16. An operating method of an in-memory computing (IMC) processor comprising IMC macros, the operating method comprising:

writing input data of an input feature map to a first of the IMC macros in a first direction;

performing a multiply and accumulate (MAC) operation between the input data and weight data of a weight map corresponding to the first IMC macro by reading the weight data and applying the weight data to the first IMC macro in the first direction;

accumulating a result of the MAC operation in a two-dimensional (2D) shift accumulator; and

outputting a result of the accumulating according to whether the weight data is last data of the weight map.

17. The operating method of claim 16, wherein

the performing of the MAC operation comprises delaying applying a weight map corresponding to each of the IMC macros by a unit cycle and applying the delayed weight map to the corresponding IMC macro.

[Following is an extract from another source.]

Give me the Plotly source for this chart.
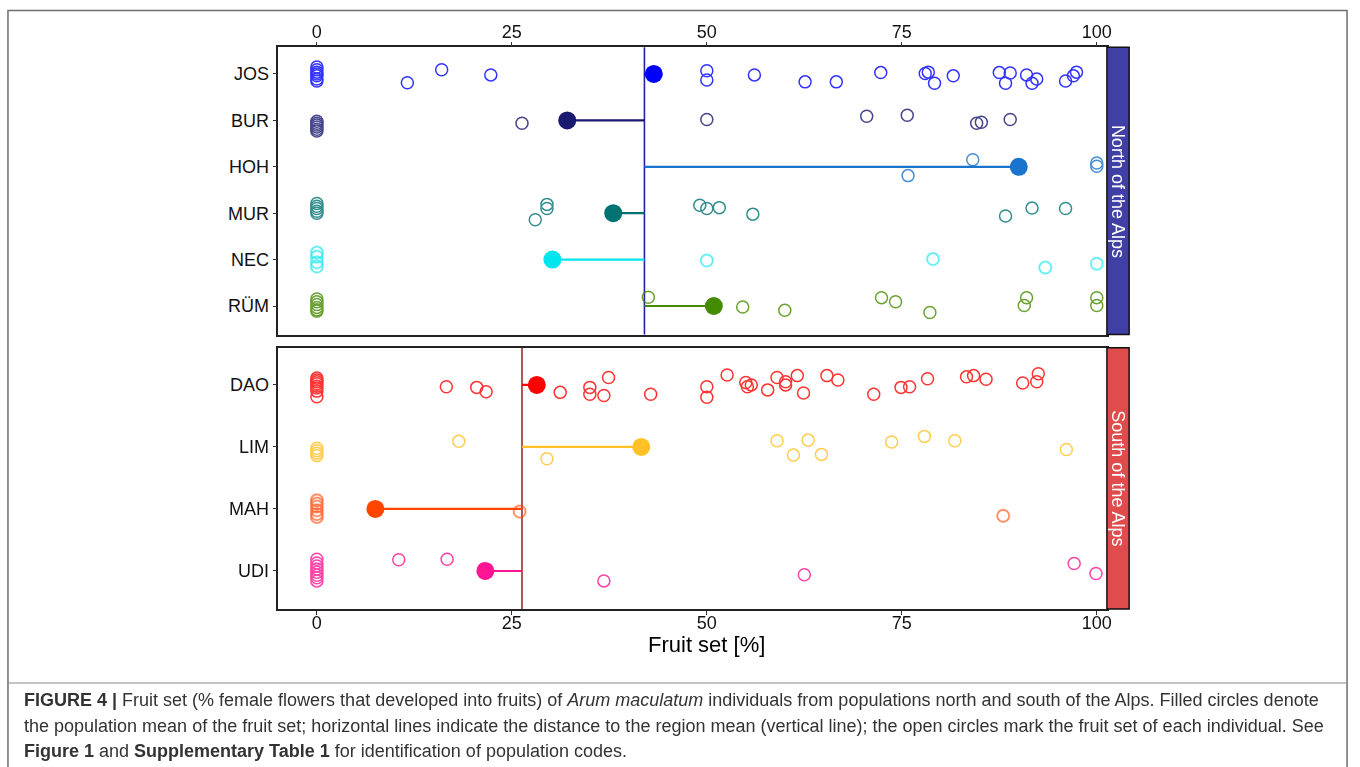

18. The operating method of claim 17, wherein

the applying to the corresponding IMC macro comprises: reading weights corresponding to one or more IMC macros that are operable at the same time among the IMC macros; and applying the read weight data to a memory array of the corresponding IMC macro in the first direction at a point in time delayed by the unit cycle, for each of the one or more IMC macros.

19. The operating method of claim 16, wherein

the performing of the MAC operation comprises iteratively reading the weight data and applying the read weight data to a memory array of the first IMC macro in the first direction until a last bit of a column channel of the weight map stored in a memory device is reached.

20. The operating method of claim 16, wherein

the outputting of the result of the accumulating comprises: reading next weight data of the weight data from the weight map and applying the next weight data to the first IMC macro, in response to the weight data not being the last data of the weight map; and shifting the result of the operation in the 2D shift accumulator.